start Dataset extract
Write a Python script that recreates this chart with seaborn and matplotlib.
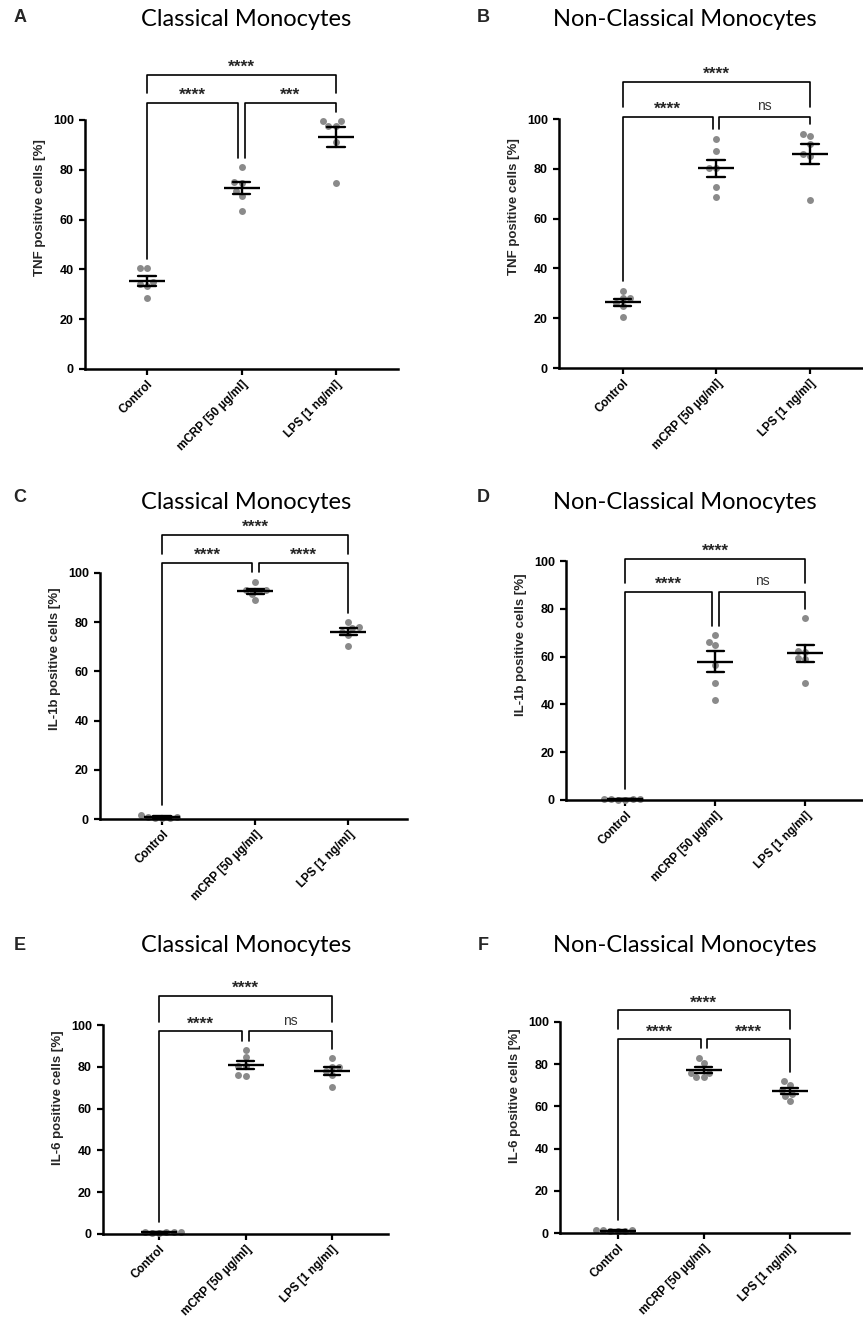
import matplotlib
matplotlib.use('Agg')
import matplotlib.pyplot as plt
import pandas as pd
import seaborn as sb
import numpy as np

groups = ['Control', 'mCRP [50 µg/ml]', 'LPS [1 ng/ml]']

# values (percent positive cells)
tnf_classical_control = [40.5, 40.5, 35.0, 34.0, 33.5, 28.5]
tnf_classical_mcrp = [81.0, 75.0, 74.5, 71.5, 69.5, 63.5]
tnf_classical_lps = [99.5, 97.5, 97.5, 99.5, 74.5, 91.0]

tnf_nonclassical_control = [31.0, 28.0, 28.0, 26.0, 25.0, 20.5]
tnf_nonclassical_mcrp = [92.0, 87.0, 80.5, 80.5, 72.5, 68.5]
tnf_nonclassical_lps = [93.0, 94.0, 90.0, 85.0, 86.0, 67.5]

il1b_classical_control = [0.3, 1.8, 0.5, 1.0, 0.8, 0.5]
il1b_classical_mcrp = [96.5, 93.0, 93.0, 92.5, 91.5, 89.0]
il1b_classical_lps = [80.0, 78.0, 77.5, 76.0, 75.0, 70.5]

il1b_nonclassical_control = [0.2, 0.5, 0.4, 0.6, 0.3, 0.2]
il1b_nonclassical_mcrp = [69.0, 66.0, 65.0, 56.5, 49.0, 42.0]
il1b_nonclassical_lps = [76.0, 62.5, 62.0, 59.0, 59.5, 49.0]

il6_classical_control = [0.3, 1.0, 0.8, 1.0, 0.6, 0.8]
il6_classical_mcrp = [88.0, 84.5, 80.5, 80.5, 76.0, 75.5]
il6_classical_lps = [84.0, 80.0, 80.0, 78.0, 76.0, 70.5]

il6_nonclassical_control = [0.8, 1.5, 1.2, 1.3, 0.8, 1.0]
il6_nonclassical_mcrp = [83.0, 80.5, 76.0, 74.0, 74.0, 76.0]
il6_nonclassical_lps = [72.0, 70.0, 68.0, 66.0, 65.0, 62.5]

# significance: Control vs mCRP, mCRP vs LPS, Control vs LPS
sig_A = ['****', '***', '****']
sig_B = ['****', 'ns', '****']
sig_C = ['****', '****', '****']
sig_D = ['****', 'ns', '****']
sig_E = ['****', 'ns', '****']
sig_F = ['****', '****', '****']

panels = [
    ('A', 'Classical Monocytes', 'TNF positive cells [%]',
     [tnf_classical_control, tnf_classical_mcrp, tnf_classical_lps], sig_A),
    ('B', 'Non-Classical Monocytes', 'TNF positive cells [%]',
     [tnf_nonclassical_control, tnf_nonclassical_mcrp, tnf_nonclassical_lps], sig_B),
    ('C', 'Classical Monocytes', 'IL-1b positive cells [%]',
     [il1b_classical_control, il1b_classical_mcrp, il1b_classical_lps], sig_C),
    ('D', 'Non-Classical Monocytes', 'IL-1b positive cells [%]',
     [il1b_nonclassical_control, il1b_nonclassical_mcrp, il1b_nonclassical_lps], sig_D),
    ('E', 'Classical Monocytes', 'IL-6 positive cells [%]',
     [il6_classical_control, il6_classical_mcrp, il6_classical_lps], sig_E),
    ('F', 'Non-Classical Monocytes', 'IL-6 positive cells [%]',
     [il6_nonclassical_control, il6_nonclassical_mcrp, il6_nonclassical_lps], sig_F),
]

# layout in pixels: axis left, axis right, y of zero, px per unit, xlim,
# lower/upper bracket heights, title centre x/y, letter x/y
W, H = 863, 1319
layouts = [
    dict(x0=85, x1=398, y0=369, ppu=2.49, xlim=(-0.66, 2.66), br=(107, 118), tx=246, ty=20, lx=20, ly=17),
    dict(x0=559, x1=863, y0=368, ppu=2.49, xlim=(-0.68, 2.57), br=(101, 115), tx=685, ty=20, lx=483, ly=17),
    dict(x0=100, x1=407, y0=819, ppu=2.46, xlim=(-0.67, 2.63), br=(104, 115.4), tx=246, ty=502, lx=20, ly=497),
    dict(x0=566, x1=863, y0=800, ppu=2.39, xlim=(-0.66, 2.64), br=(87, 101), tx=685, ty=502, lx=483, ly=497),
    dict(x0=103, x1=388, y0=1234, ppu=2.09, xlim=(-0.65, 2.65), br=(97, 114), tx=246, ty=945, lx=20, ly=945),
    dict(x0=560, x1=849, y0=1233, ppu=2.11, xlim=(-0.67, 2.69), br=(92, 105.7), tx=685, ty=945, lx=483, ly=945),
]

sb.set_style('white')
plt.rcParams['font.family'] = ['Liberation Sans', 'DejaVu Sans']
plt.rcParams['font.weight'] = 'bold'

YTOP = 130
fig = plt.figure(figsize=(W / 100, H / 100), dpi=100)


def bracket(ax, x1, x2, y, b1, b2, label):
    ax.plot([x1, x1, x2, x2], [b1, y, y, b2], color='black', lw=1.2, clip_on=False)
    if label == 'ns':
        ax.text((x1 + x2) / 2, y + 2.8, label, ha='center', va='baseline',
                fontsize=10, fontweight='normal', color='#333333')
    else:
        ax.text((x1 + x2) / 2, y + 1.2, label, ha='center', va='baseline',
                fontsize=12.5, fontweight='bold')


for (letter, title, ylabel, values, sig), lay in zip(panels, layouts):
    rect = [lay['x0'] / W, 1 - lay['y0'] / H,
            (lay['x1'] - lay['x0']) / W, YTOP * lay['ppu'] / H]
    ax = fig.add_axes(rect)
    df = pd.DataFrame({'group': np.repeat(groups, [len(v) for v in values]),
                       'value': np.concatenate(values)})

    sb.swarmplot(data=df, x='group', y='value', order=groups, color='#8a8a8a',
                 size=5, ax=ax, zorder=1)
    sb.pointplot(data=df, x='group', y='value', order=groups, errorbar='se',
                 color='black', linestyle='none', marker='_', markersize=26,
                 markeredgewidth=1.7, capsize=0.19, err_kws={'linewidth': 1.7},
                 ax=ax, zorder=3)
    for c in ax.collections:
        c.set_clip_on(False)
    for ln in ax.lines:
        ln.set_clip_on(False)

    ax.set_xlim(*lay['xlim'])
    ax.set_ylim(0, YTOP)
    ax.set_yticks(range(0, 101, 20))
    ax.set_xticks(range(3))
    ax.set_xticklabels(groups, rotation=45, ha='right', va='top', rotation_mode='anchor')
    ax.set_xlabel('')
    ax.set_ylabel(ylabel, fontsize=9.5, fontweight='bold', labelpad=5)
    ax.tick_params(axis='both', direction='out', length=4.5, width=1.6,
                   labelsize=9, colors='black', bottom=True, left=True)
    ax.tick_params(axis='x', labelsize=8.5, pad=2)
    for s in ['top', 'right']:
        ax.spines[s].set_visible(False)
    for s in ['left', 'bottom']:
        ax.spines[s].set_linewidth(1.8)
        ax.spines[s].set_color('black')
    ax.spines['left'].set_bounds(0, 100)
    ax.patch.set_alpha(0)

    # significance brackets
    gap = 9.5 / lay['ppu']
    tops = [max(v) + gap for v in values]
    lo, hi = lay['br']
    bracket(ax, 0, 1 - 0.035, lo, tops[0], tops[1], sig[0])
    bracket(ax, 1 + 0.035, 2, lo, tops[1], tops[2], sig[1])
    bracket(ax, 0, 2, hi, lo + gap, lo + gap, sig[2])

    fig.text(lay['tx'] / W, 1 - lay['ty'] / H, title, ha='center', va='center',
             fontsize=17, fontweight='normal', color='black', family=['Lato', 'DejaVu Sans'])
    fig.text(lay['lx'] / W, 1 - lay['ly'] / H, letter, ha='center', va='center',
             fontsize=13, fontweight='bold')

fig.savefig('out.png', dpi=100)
end Dataset extract
## To do
Reproduce the material in full, word for word, and omit the pictures.

## Task solution
Write a Python script that recreates this chart with seaborn and matplotlib.
import matplotlib
matplotlib.use('Agg')
import matplotlib.pyplot as plt
import pandas as pd
import seaborn as sb
import numpy as np

groups = ['Control', 'mCRP [50 µg/ml]', 'LPS [1 ng/ml]']

# values (percent positive cells)
tnf_classical_control = [40.5, 40.5, 35.0, 34.0, 33.5, 28.5]
tnf_classical_mcrp = [81.0, 75.0, 74.5, 71.5, 69.5, 63.5]
tnf_classical_lps = [99.5, 97.5, 97.5, 99.5, 74.5, 91.0]

tnf_nonclassical_control = [31.0, 28.0, 28.0, 26.0, 25.0, 20.5]
tnf_nonclassical_mcrp = [92.0, 87.0, 80.5, 80.5, 72.5, 68.5]
tnf_nonclassical_lps = [93.0, 94.0, 90.0, 85.0, 86.0, 67.5]

il1b_classical_control = [0.3, 1.8, 0.5, 1.0, 0.8, 0.5]
il1b_classical_mcrp = [96.5, 93.0, 93.0, 92.5, 91.5, 89.0]
il1b_classical_lps = [80.0, 78.0, 77.5, 76.0, 75.0, 70.5]

il1b_nonclassical_control = [0.2, 0.5, 0.4, 0.6, 0.3, 0.2]
il1b_nonclassical_mcrp = [69.0, 66.0, 65.0, 56.5, 49.0, 42.0]
il1b_nonclassical_lps = [76.0, 62.5, 62.0, 59.0, 59.5, 49.0]

il6_classical_control = [0.3, 1.0, 0.8, 1.0, 0.6, 0.8]
il6_classical_mcrp = [88.0, 84.5, 80.5, 80.5, 76.0, 75.5]
il6_classical_lps = [84.0, 80.0, 80.0, 78.0, 76.0, 70.5]

il6_nonclassical_control = [0.8, 1.5, 1.2, 1.3, 0.8, 1.0]
il6_nonclassical_mcrp = [83.0, 80.5, 76.0, 74.0, 74.0, 76.0]
il6_nonclassical_lps = [72.0, 70.0, 68.0, 66.0, 65.0, 62.5]

# significance: Control vs mCRP, mCRP vs LPS, Control vs LPS
sig_A = ['****', '***', '****']
sig_B = ['****', 'ns', '****']
sig_C = ['****', '****', '****']
sig_D = ['****', 'ns', '****']
sig_E = ['****', 'ns', '****']
sig_F = ['****', '****', '****']

panels = [
    ('A', 'Classical Monocytes', 'TNF positive cells [%]',
     [tnf_classical_control, tnf_classical_mcrp, tnf_classical_lps], sig_A),
    ('B', 'Non-Classical Monocytes', 'TNF positive cells [%]',
     [tnf_nonclassical_control, tnf_nonclassical_mcrp, tnf_nonclassical_lps], sig_B),
    ('C', 'Classical Monocytes', 'IL-1b positive cells [%]',
     [il1b_classical_control, il1b_classical_mcrp, il1b_classical_lps], sig_C),
    ('D', 'Non-Classical Monocytes', 'IL-1b positive cells [%]',
     [il1b_nonclassical_control, il1b_nonclassical_mcrp, il1b_nonclassical_lps], sig_D),
    ('E', 'Classical Monocytes', 'IL-6 positive cells [%]',
     [il6_classical_control, il6_classical_mcrp, il6_classical_lps], sig_E),
    ('F', 'Non-Classical Monocytes', 'IL-6 positive cells [%]',
     [il6_nonclassical_control, il6_nonclassical_mcrp, il6_nonclassical_lps], sig_F),
]

# layout in pixels: axis left, axis right, y of zero, px per unit, xlim,
# lower/upper bracket heights, title centre x/y, letter x/y
W, H = 863, 1319
layouts = [
    dict(x0=85, x1=398, y0=369, ppu=2.49, xlim=(-0.66, 2.66), br=(107, 118), tx=246, ty=20, lx=20, ly=17),
    dict(x0=559, x1=863, y0=368, ppu=2.49, xlim=(-0.68, 2.57), br=(101, 115), tx=685, ty=20, lx=483, ly=17),
    dict(x0=100, x1=407, y0=819, ppu=2.46, xlim=(-0.67, 2.63), br=(104, 115.4), tx=246, ty=502, lx=20, ly=497),
    dict(x0=566, x1=863, y0=800, ppu=2.39, xlim=(-0.66, 2.64), br=(87, 101), tx=685, ty=502, lx=483, ly=497),
    dict(x0=103, x1=388, y0=1234, ppu=2.09, xlim=(-0.65, 2.65), br=(97, 114), tx=246, ty=945, lx=20, ly=945),
    dict(x0=560, x1=849, y0=1233, ppu=2.11, xlim=(-0.67, 2.69), br=(92, 105.7), tx=685, ty=945, lx=483, ly=945),
]

sb.set_style('white')
plt.rcParams['font.family'] = ['Liberation Sans', 'DejaVu Sans']
plt.rcParams['font.weight'] = 'bold'

YTOP = 130
fig = plt.figure(figsize=(W / 100, H / 100), dpi=100)


def bracket(ax, x1, x2, y, b1, b2, label):
    ax.plot([x1, x1, x2, x2], [b1, y, y, b2], color='black', lw=1.2, clip_on=False)
    if label == 'ns':
        ax.text((x1 + x2) / 2, y + 2.8, label, ha='center', va='baseline',
                fontsize=10, fontweight='normal', color='#333333')
    else:
        ax.text((x1 + x2) / 2, y + 1.2, label, ha='center', va='baseline',
                fontsize=12.5, fontweight='bold')


for (letter, title, ylabel, values, sig), lay in zip(panels, layouts):
    rect = [lay['x0'] / W, 1 - lay['y0'] / H,
            (lay['x1'] - lay['x0']) / W, YTOP * lay['ppu'] / H]
    ax = fig.add_axes(rect)
    df = pd.DataFrame({'group': np.repeat(groups, [len(v) for v in values]),
                       'value': np.concatenate(values)})

    sb.swarmplot(data=df, x='group', y='value', order=groups, color='#8a8a8a',
                 size=5, ax=ax, zorder=1)
    sb.pointplot(data=df, x='group', y='value', order=groups, errorbar='se',
                 color='black', linestyle='none', marker='_', markersize=26,
                 markeredgewidth=1.7, capsize=0.19, err_kws={'linewidth': 1.7},
                 ax=ax, zorder=3)
    for c in ax.collections:
        c.set_clip_on(False)
    for ln in ax.lines:
        ln.set_clip_on(False)

    ax.set_xlim(*lay['xlim'])
    ax.set_ylim(0, YTOP)
    ax.set_yticks(range(0, 101, 20))
    ax.set_xticks(range(3))
    ax.set_xticklabels(groups, rotation=45, ha='right', va='top', rotation_mode='anchor')
    ax.set_xlabel('')
    ax.set_ylabel(ylabel, fontsize=9.5, fontweight='bold', labelpad=5)
    ax.tick_params(axis='both', direction='out', length=4.5, width=1.6,
                   labelsize=9, colors='black', bottom=True, left=True)
    ax.tick_params(axis='x', labelsize=8.5, pad=2)
    for s in ['top', 'right']:
        ax.spines[s].set_visible(False)
    for s in ['left', 'bottom']:
        ax.spines[s].set_linewidth(1.8)
        ax.spines[s].set_color('black')
    ax.spines['left'].set_bounds(0, 100)
    ax.patch.set_alpha(0)

    # significance brackets
    gap = 9.5 / lay['ppu']
    tops = [max(v) + gap for v in values]
    lo, hi = lay['br']
    bracket(ax, 0, 1 - 0.035, lo, tops[0], tops[1], sig[0])
    bracket(ax, 1 + 0.035, 2, lo, tops[1], tops[2], sig[1])
    bracket(ax, 0, 2, hi, lo + gap, lo + gap, sig[2])

    fig.text(lay['tx'] / W, 1 - lay['ty'] / H, title, ha='center', va='center',
             fontsize=17, fontweight='normal', color='black', family=['Lato', 'DejaVu Sans'])
    fig.text(lay['lx'] / W, 1 - lay['ly'] / H, letter, ha='center', va='center',
             fontsize=13, fontweight='bold')

fig.savefig('out.png', dpi=100)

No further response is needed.